Schelling’s Neighborhood Model and Modern Racially Segregated Neighborhoods

Schelling’s neighborhood model tells us that the integration of groups in unstable given that two types of people do not want to be in a minority the size of which is somewhere around less than one third of the population. This was said to be the force at work in urban neighborhoods which were becoming increasingly segregated during his studies in the 60’s. Forty years after the Civil Rights Act and in a world much more tolerant and compassionate, is the racial segregation in neighborhoods still prevalent? Is “white flight” and “black flight,” the two terms referring to minorities leaving after the tipping point has been reached still occurring in integrated neighborhoods?

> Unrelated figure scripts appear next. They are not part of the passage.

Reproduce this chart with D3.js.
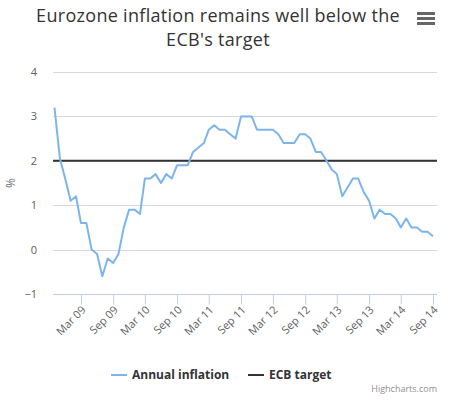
<!DOCTYPE html>
<html>
<head>
<meta charset="utf-8">
<script src="https://cdn.jsdelivr.net/npm/d3@7"></script>
<style>
  body { margin: 0; background: #fff; }
  text { font-family: "Open Sans", "DejaVu Sans", sans-serif; }
</style>
</head>
<body>
<svg id="chart" width="462" height="411"></svg>
<script>
// monthly HICP annual inflation, first value is Oct 2008
const startMonth = "Oct 2008";
const inflation = [3.2, 2.05, 1.6, 1.1, 1.2, 0.6, 0.6, 0.0, -0.1, -0.6, -0.2, -0.3,
  -0.1, 0.5, 0.9, 0.9, 0.8, 1.6, 1.6, 1.7, 1.5, 1.7, 1.6, 1.9,
  1.9, 1.9, 2.2, 2.3, 2.4, 2.7, 2.8, 2.7, 2.7, 2.6, 2.5, 3.0,
  3.0, 3.0, 2.7, 2.7, 2.7, 2.7, 2.6, 2.4, 2.4, 2.4, 2.6, 2.6,
  2.5, 2.2, 2.2, 2.0, 1.8, 1.7, 1.2, 1.4, 1.6, 1.6, 1.3, 1.1,
  0.7, 0.9, 0.8, 0.8, 0.7, 0.5, 0.7, 0.5, 0.5, 0.4, 0.4, 0.3];
const ecbTarget = 2;
const xTickLabels = ["Mar 09", "Sep 09", "Mar 10", "Sep 10", "Mar 11", "Sep 11",
  "Mar 12", "Sep 12", "Mar 13", "Sep 13", "Mar 14", "Sep 14"];
const yTicks = [-1, 0, 1, 2, 3, 4];
const seriesNames = ["Annual inflation", "ECB target"];
const colors = ["#7cb5ec", "#333333"];

const svg = d3.select("#chart");
const plotLeft = 53, plotRight = 437, plotTop = 72, plotBottom = 294;

const start = d3.timeParse("%b %Y")(startMonth);
const points = inflation.map((v, i) => ({ date: d3.timeMonth.offset(start, i), value: v }));
const tickDates = xTickLabels.map(d3.timeParse("%b %y"));

const x = d3.scaleTime()
    .domain([start, points[points.length - 1].date])
    .range([54.5, 433]);
const y = d3.scaleLinear()
    .domain([-1, 4])
    .range([plotBottom, plotTop]);

// grid lines
svg.append("g")
  .selectAll("line")
  .data(yTicks.filter(d => d > -1))
  .enter().append("line")
    .attr("x1", plotLeft).attr("x2", plotRight)
    .attr("y1", d => Math.round(y(d)) + 0.5).attr("y2", d => Math.round(y(d)) + 0.5)
    .attr("stroke", "#d8d8d8");

// y labels
svg.append("g")
  .selectAll("text")
  .data(yTicks)
  .enter().append("text")
    .attr("x", 37).attr("y", d => y(d) + 4)
    .attr("text-anchor", "end")
    .attr("font-size", 11).attr("fill", "#606060")
    .text(d => d < 0 ? "\u22121" : d);

svg.append("text")
  .attr("transform", "translate(15," + (plotTop + plotBottom) / 2 + ") rotate(-90)")
  .attr("text-anchor", "middle")
  .attr("font-size", 12).attr("fill", "#707070")
  .text("%");

// x axis
const xAxis = d3.axisBottom(x)
    .tickValues(tickDates)
    .tickSize(10)
    .tickFormat((d, i) => xTickLabels[i]);

const gx = svg.append("g")
    .attr("transform", "translate(0," + (plotBottom + 0.5) + ")")
    .call(xAxis);
gx.select(".domain").attr("d", "M" + plotLeft + ",0H" + plotRight).attr("stroke", "#c0d0e0");
gx.selectAll(".tick line").attr("stroke", "#c0d0e0");
gx.selectAll(".tick text")
    .attr("font-family", "\"Open Sans\", sans-serif")
    .attr("font-size", 11).attr("fill", "#606060")
    .attr("text-anchor", "end")
    .attr("x", 0).attr("y", 0).attr("dy", 0)
    .attr("transform", "translate(5,16) rotate(-45)");

// ECB target
svg.append("line")
  .attr("x1", plotLeft).attr("x2", plotRight)
  .attr("y1", y(ecbTarget)).attr("y2", y(ecbTarget))
  .attr("stroke", colors[1]).attr("stroke-width", 2);

// inflation line
const line = d3.line().x(d => x(d.date)).y(d => y(d.value));
svg.append("path")
  .datum(points)
  .attr("d", line)
  .attr("fill", "none")
  .attr("stroke", colors[0])
  .attr("stroke-width", 2)
  .attr("stroke-linejoin", "round");

// title, two separate lines
svg.append("g")
  .selectAll("text")
  .data(["Eurozone inflation remains well below the", "ECB's target"])
  .enter().append("text")
    .attr("x", 218).attr("y", (d, i) => 21.5 + i * 24.5)
    .attr("text-anchor", "middle")
    .attr("font-size", 18).attr("letter-spacing", 0.3)
    .attr("fill", "#333333")
    .text(d => d);

// menu button
svg.append("g")
  .selectAll("rect")
  .data([0, 1, 2])
  .enter().append("rect")
    .attr("x", 417).attr("y", d => 12 + d * 5)
    .attr("width", 18).attr("height", 3)
    .attr("fill", "#666666");

// legend
const legend = svg.append("g")
  .selectAll("g")
  .data(seriesNames)
  .enter().append("g")
    .attr("transform", (d, i) => "translate(" + [111, 248][i] + ",375)");
legend.append("line")
  .attr("x1", 0).attr("x2", 16)
  .attr("stroke", (d, i) => colors[i]).attr("stroke-width", 2);
legend.append("text")
  .attr("x", 21).attr("y", 4)
  .attr("font-size", 12).attr("font-weight", "bold").attr("fill", "#333333")
  .text(d => d);

svg.append("text")
  .attr("x", 437).attr("y", 392)
  .attr("text-anchor", "end")
  .attr("font-size", 9).attr("fill", "#909090")
  .text("Highcharts.com");
</script>
</body>
</html>
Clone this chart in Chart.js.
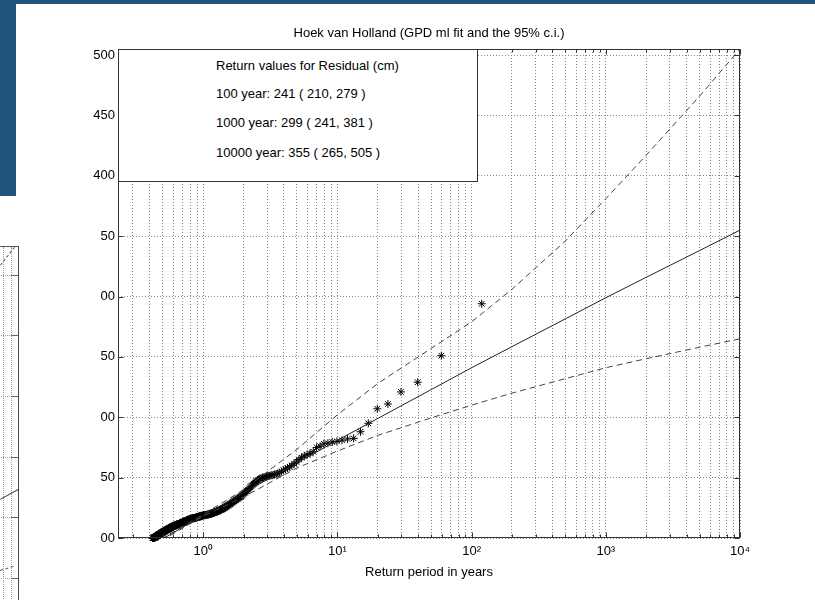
<!DOCTYPE html>
<html><head><meta charset="utf-8">
<script src="https://cdn.jsdelivr.net/npm/chart.js@4.4.1/dist/chart.umd.min.js"></script>
<style>
html,body{margin:0;padding:0;background:#fff;}
#wrap{position:relative;width:815px;height:600px;overflow:hidden;font-family:"Liberation Sans",Arial,sans-serif;}
#c{position:absolute;left:0;top:0;}
.blue{position:absolute;background:#20547c;}
#cover{position:absolute;left:0;top:196px;width:100px;height:404px;background:#fff;overflow:hidden;}
#frag{position:absolute;left:-2px;top:50px;width:20px;height:400px;border-top:1px solid #555;border-right:1px solid #444;}
.fv{position:absolute;top:0;bottom:0;width:0;border-left:1px dotted #999;}
.fh{position:absolute;left:0;right:0;height:0;border-top:1px dotted #999;}
.ft{position:absolute;right:0;width:7px;height:0;border-top:1px solid #666;}
.fl{position:absolute;left:0;height:0;transform-origin:0 0;}
#box{position:absolute;left:118px;top:49px;width:360px;height:133px;box-sizing:border-box;border:1px solid #333;background:#fff;font-size:13px;color:#000;}
#box div{position:absolute;left:97px;white-space:nowrap;line-height:15px;}
</style></head><body>
<div id="wrap">
<canvas id="c" width="815" height="600" style="width:815px;height:600px"></canvas>
<div id="box">
  <div style="top:8px">Return values for Residual (cm)</div>
  <div style="top:36px">100 year: 241 ( 210, 279 )</div>
  <div style="top:65px">1000 year: 299 ( 241, 381 )</div>
  <div style="top:95px">10000 year: 355 ( 265, 505 )</div>
</div>
<div class="blue" style="left:0;top:0;width:815px;height:4px"></div>
<div class="blue" style="left:0;top:0;width:16px;height:196px"></div>
<div id="cover">
  <div id="frag">
    <div class="fv" style="left:5px"></div>
    <div class="fv" style="left:13px"></div>
    <div class="fh" style="top:28px"></div><div class="ft" style="top:28px"></div>
    <div class="fh" style="top:88px"></div><div class="ft" style="top:88px"></div>
    <div class="fh" style="top:149px"></div><div class="ft" style="top:149px"></div>
    <div class="fh" style="top:210px"></div><div class="ft" style="top:210px"></div>
    <div class="fh" style="top:270px"></div><div class="ft" style="top:270px"></div>
    <div class="fh" style="top:331px"></div><div class="ft" style="top:331px"></div>
  </div>
  <div class="fl" style="top:69px;width:23px;border-top:1px dashed #555;transform:rotate(-52deg)"></div>
  <div class="fl" style="top:303px;width:21px;border-top:1px solid #444;transform:rotate(-29deg)"></div>
  <div class="fl" style="top:374px;width:14px;border-top:1px dashed #555;transform:rotate(-17deg)"></div>
</div>
</div>
<script>
// ---- data ----
const recordYears = 119; // empirical return period = recordYears / rank
// observed residual exceedances (cm), sorted descending by rank
const residual = [
 294,251,229,221,211,207,195,188,182.5,182,
 181,180,179.5,178.5,178,176,175,171.5,170,169,
 168,166.5,165,163,161.5,160,159,158,157,156,
 155,154,153.5,153,152.5,152,152,151.5,151.5,151,
 150.5,150,150,149.5,149,148,147.5,147,146,145,
 144,143,142,141,140,139,138.5,137.5,137,136,
 135,134.5,134,133.5,133,132.5,132,131.5,131,130.5,
 130,129.5,129,128.5,128,127.5,127,127,126.5,126,
 125.5,125,125,124.5,124,124,123.5,123.5,123,123,
 122.5,122.5,122,122,122,121.5,121.5,121,121,121,
 120.5,120.5,120.5,120,120,120,120,119.5,119.5,119.5,
 119.5,119,119,119,119,119,119,119,118.5,
 118.5,118.5,118.5,118,118,118,118,118,117.5,117.5,
 117.5,117.5,117,117,117,117,117,116.5,116.5,116.5,
 116.5,116.5,116.5,116,116,116,116,116,115.5,115.5,
 115.5,115.5,115,115,115,115,114.5,114.5,114.5,114.5,
 114,114,114,113.5,113.5,113.5,113.5,113,113,113,113,
 112.5,112.5,112.5,112.5,112,112,112,112,111.5,111.5,
 111.5,111.5,111.5,111,111,111,111,111,110.5,110.5,
 110.5,110.5,110.5,110.5,110,110,110,110,109.5,109.5,
 109.5,109.5,109,109,109,109,108.5,108.5,108.5,108.5,
 108,108,108,108,107.5,107.5,107.5,107.5,107,107,
 107,107,106.5,106.5,106.5,106.5,106,106,106,106,
 105.5,105.5,105.5,105.5,105,105,105,105,104.5,104.5,
 104.5,104.5,104,104,104,104,103.5,103.5,103.5,103.5,
 103,103,103,103,102.5,102.5,102.5,102.5,102,102,
 102,102,101.5,101.5,101.5,101.5,101,101,101,101,
 100.5,100.5,100.5,100.5,100.5,100.5,100,100,100,100,100,100,100
];
// GPD fit and 95% confidence interval
const curvePeriod = [0.42,0.5,1,2,5,10,20,50,100,200,500,1000,2000,5000,10000];
const fitLevel    = [94.4,99.3,118.7,137.4,162.2,180.9,199,222.9,241,258.5,281.5,299,315.9,338.1,355];
const upperLevel  = [95,100,119.5,140,173.5,202,228,257,279,306,346,381,417,466,505];
const lowerLevel  = [94,98.5,118,134,158,172,185,199.5,210,220,232,241,248.5,258,265];
// axes
const xTickValues = [0.3,0.4,0.5,0.6,0.7,0.8,0.9,1,2,3,4,5,6,7,8,9,10,20,30,40,50,60,70,80,90,
  100,200,300,400,500,600,700,800,900,1000,2000,3000,4000,5000,6000,7000,8000,9000,10000];
const xTickLabels = {1:'10\u2070',10:'10\u00B9',100:'10\u00B2',1000:'10\u00B3',10000:'10\u2074'};
const yTickValues = [100,150,200,250,300,350,400,450,500];

// ---- chart ----
const FONT = '"Liberation Sans", Arial, sans-serif';
Chart.defaults.font.family = FONT;
Chart.defaults.font.size = 13;
Chart.defaults.color = '#000';

const pts = residual.map((v,i)=>({x: recordYears/(i+1), y: v}));
const mk = arr => curvePeriod.map((t,i)=>({x:t, y:arr[i]}));

const framePlugin = {
  id:'frame',
  afterDatasetsDraw(chart){
    const {ctx, chartArea:a, scales:{x,y}} = chart;
    const L = Math.round(a.left)+0.5, R = Math.round(a.right)-0.5, T = Math.round(a.top)+0.5, B = Math.round(a.bottom)-0.5;
    ctx.save();
    ctx.strokeStyle = '#333'; ctx.lineWidth = 1; ctx.setLineDash([]);
    ctx.beginPath();
    xTickValues.forEach(v=>{
      const px = Math.round(x.getPixelForValue(v))+0.5;
      const len = xTickLabels[v] ? 5 : 3;
      ctx.moveTo(px,B); ctx.lineTo(px,B-len);
      ctx.moveTo(px,T); ctx.lineTo(px,T+len);
    });
    yTickValues.forEach(v=>{
      const py = Math.round(y.getPixelForValue(v))+0.5;
      ctx.moveTo(L,py); ctx.lineTo(L+5,py);
      ctx.moveTo(R,py); ctx.lineTo(R-5,py);
    });
    ctx.stroke();
    ctx.strokeRect(L,T,R-L,B-T);
    ctx.restore();
  }
};

new Chart(document.getElementById('c'), {
  type:'scatter',
  data:{datasets:[
    {data:mk(upperLevel), showLine:true, borderColor:'#444', borderWidth:1, borderDash:[6,4], pointRadius:0, fill:false},
    {data:mk(lowerLevel), showLine:true, borderColor:'#444', borderWidth:1, borderDash:[6,4], pointRadius:0, fill:false},
    {data:mk(fitLevel), showLine:true, borderColor:'#222', borderWidth:1, pointRadius:0, fill:false},
    {data:pts, showLine:false, pointStyle:'star', pointRadius:4, borderColor:'#000', borderWidth:1, backgroundColor:'rgba(0,0,0,0)', clip:{left:5,top:0,right:0,bottom:5}}
  ]},
  options:{
    responsive:false, animation:false, devicePixelRatio:1,
    layout:{padding:{left:0,top:0,right:75,bottom:0}},
    plugins:{
      legend:{display:false}, tooltip:{enabled:false},
      title:{display:true, fullSize:false, text:'Hoek van Holland (GPD ml fit and the 95% c.i.)', color:'#000',
        font:{size:13, weight:'normal', family:FONT}, padding:{top:26,bottom:7.4}}
    },
    scales:{
      x:{type:'logarithmic', min:0.232, max:10000,
        afterBuildTicks:s=>{s.ticks = xTickValues.map(v=>({value:v}));},
        afterFit:s=>{s.height = 62;},
        ticks:{autoSkip:false, maxRotation:0, minRotation:0, padding:6, color:'#000',
          callback:v=>xTickLabels[v]||''},
        grid:{color:'#8a8a8a', lineWidth:1, drawTicks:false},
        border:{display:false, dash:[1,2]},
        title:{display:true, text:'Return period in years', color:'#000', font:{size:13}, padding:{top:0,bottom:20}}
      },
      y:{type:'linear', min:100, max:505,
        afterBuildTicks:s=>{s.ticks = yTickValues.map(v=>({value:v}));},
        afterFit:s=>{s.width = 118;},
        ticks:{padding:3, color:'#000', callback:v=>String(v)},
        grid:{color:'#8a8a8a', lineWidth:1, drawTicks:false},
        border:{display:false, dash:[1,2]}
      }
    }
  },
  plugins:[framePlugin]
});
</script>
</body></html>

Such was the topic of a paper by Rawlings, Harris, Turner and Padilla published by the Urban Institute entitled Race and Residence: Prospects for Stable Neighborhood Integration. They examined 25,134 neighborhoods from 69 metropolitan areas and looked at the demographics from 1990 and 2000. What they found was that there were many integrated neighborhoods that were essentially unchanged demographically and more strikingly that Blacks were moving into predominantly white and virtually exclusively white neighborhoods, suggesting that perhaps the critical mass needed to sustain the neighborhood model is very small or even a non-issue. This suggests that the threshold for Blacks living in a neighborhood is quite small. Interestingly enough, however, they found that fewer neighborhoods that were predominantly Black became whiter than the other way around, suggesting the threshold size for Whites as the minority in a neighborhood may be larger. At any rate, it seems as though signs are positive and that across the board and that racial segregation in neighborhoods is becoming less of an issue. Hopefully there will come a day when Schelling’s model no longer applies to Blacks and Whites.